Ellas, que consagran la existencia de un futuro real, no podrán
desentenderse de lo que hicimos y de lo que no hicimos.
Como es habitual en situaciones críticas que reclaman lucidez,
aparecen las frases convencionales: Confiemos en que vamos a salir
de esta situación, miremos hacia adelante sin desesperarnos por
lo que ocurre actualmente.... Sin duda es preciso mirar hacia adelante
pero desde perspectivas históricas, reconociendo el pasado y registrando
memoriosamente la traumática situación actual. Quienes sólo
recomiendan mirar hacia delante realizan un esfuerzo sospechoso para mantener
bloqueada la propia capacidad de anticipación y quizá bloquear
la de otros; sin advertir que esa recomendación anticipa, en su
apelación al futuro, la presencia de las generaciones recién
amanecidas, ahora taladas por los contratos, antes de poder crecer. Escena
que está incrustada en el paisaje de lo que está adelante,
y que parece tornarse invisible a los ojos de aquellos que pretenden tranquilizarnos
focalizando nuestra atención en un futuro.

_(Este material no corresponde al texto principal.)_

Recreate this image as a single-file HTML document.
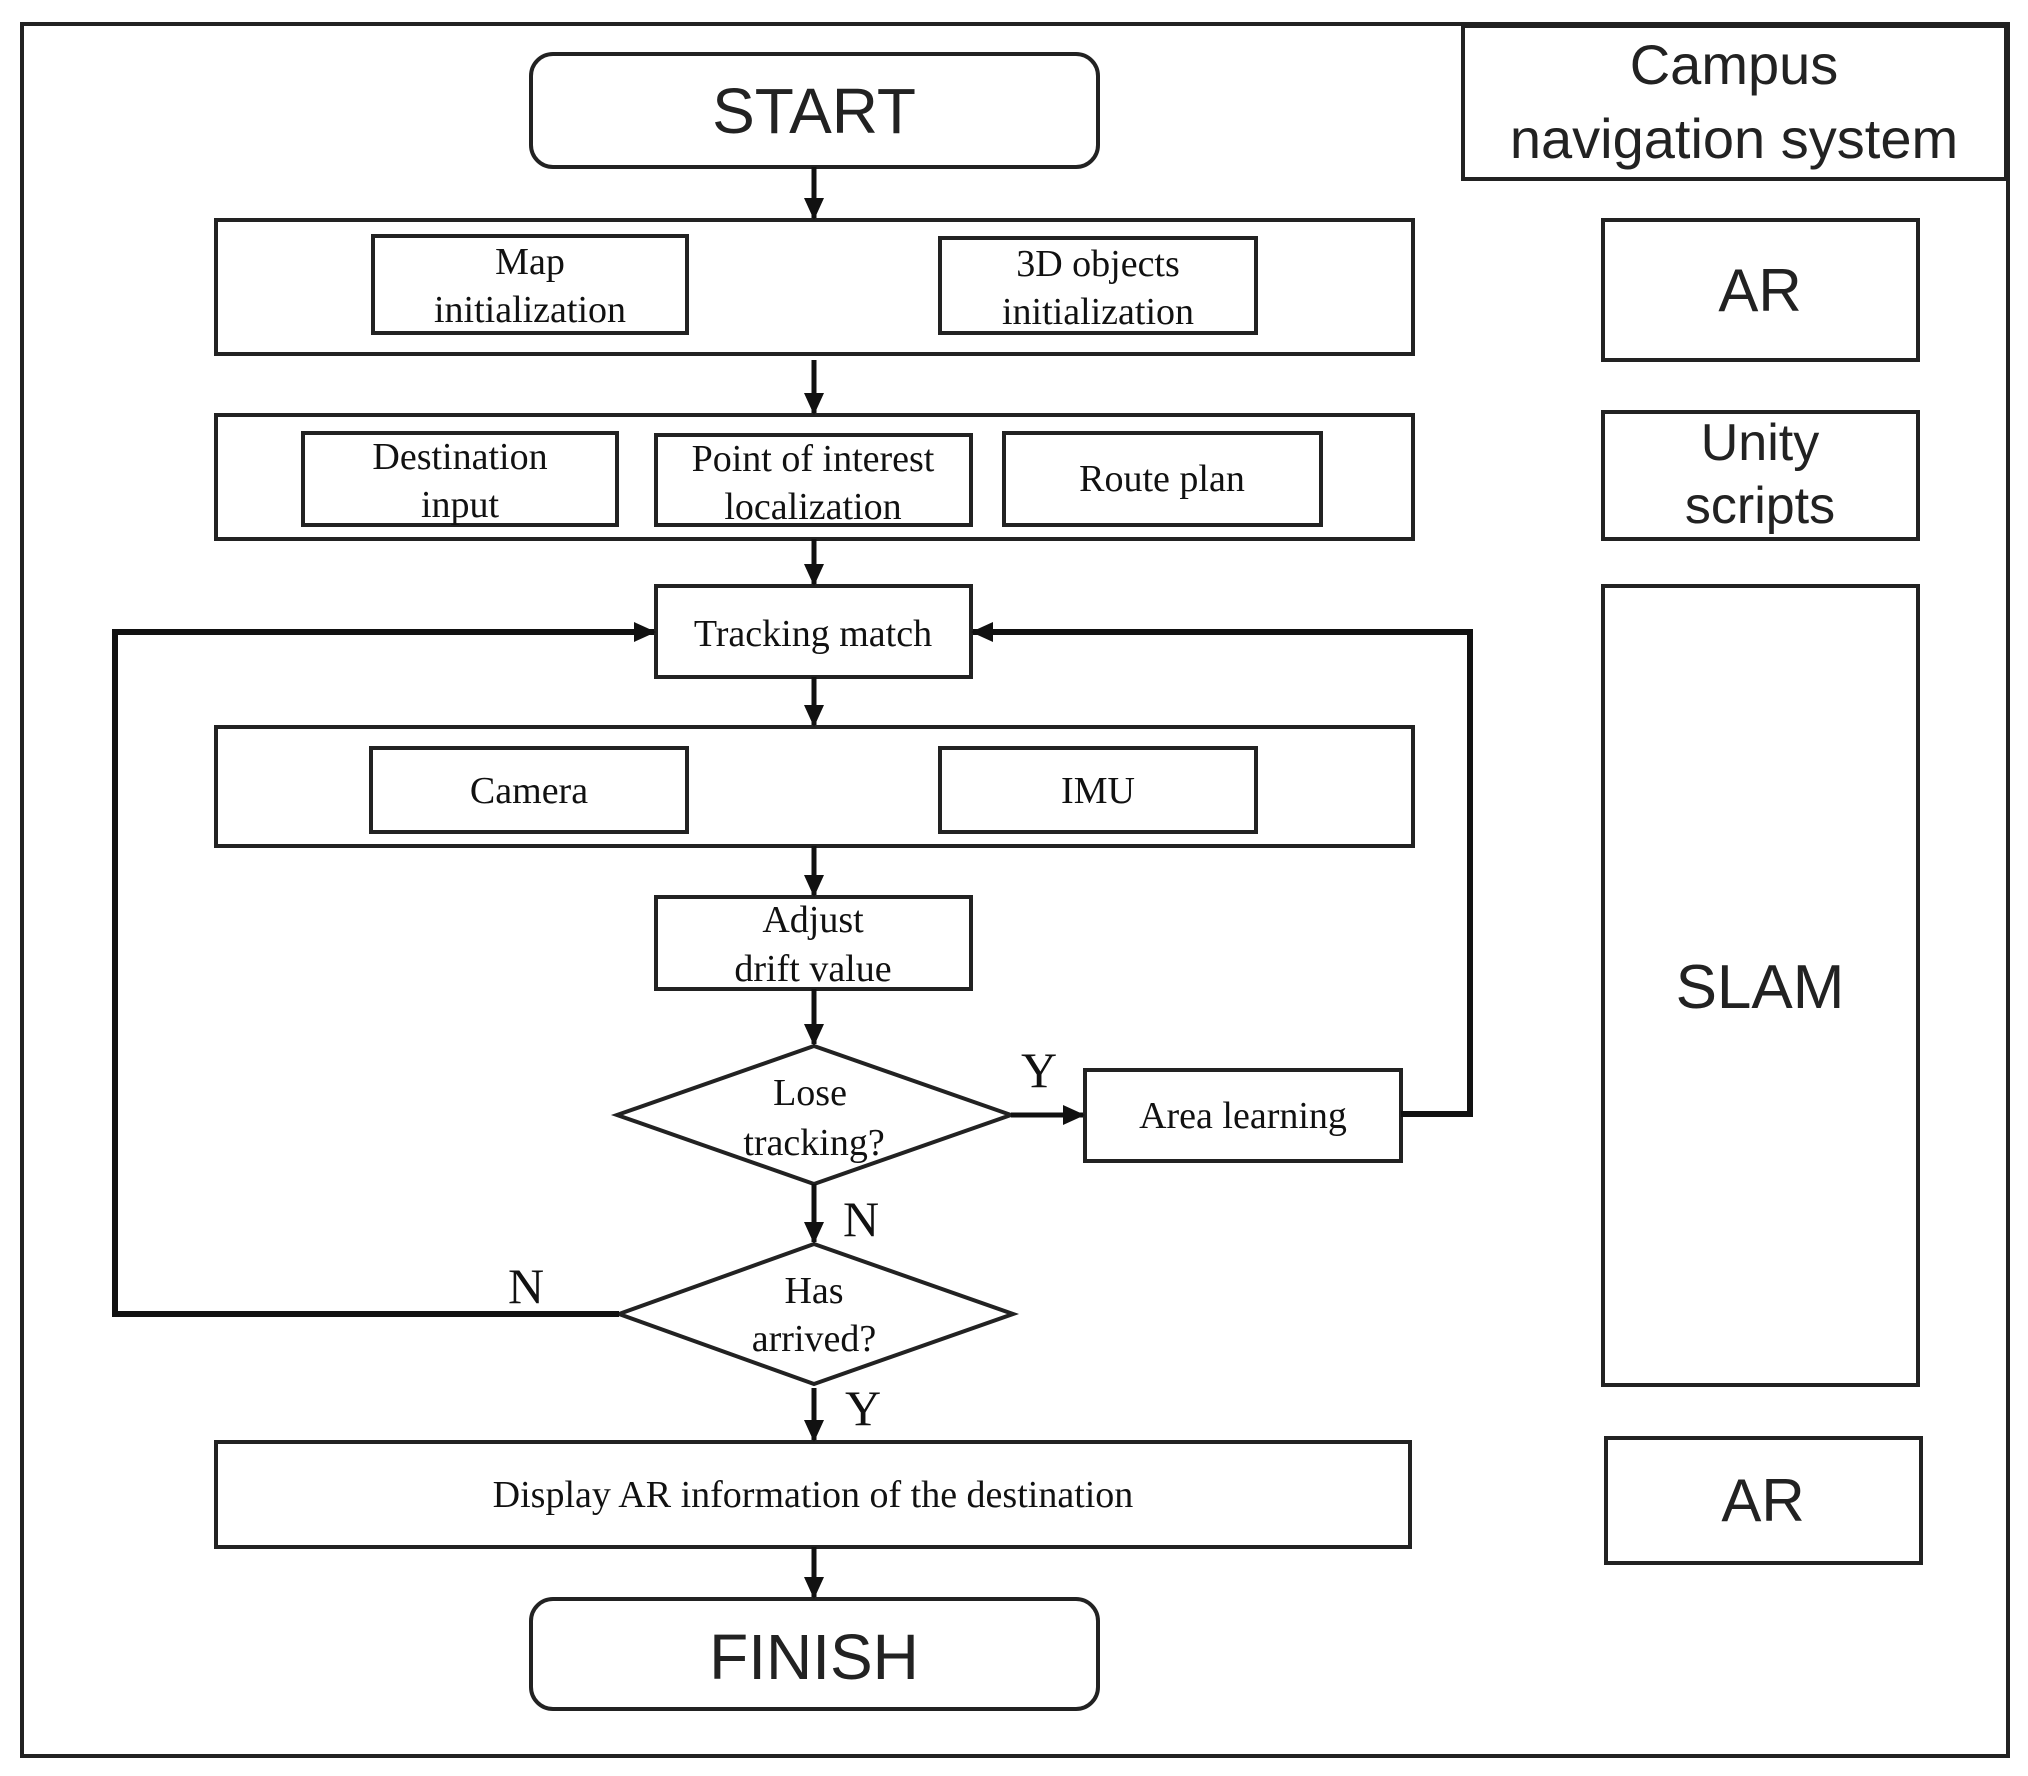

En principio, y más allá de las catástrofes individuales
que cada quien metabolizará según sus posibilidades, la
proyección de lo actual en el futuro supera los problemas personales.
Las generaciones por venir, carentes de los beneficios de una ética
patrimonial que fuese capaz de defender sus intereses y de prevenir nuevos
despojos (y que debía estar a cargo nuestro), tal vez pudieran
resultar menos agraviadas si nosotros, sus ancestros, lográsemos
actuar no sólo como deudores morosos, pedigüeños y
humillados. Entonces, ¿sería posible anticipar alguna alternativa
que sustituyese la queja, la bronca, las pérdidas y las transformase
en decisiones ciudadanas distantes de la ingenuidad o del voluntarismo?
¿Aún podremos contar con decisiones ciudadanas capaces de
garantizar los derechos constitucionales y diseñar con ellas, modestamente
esperanzadas, el rescate de un país?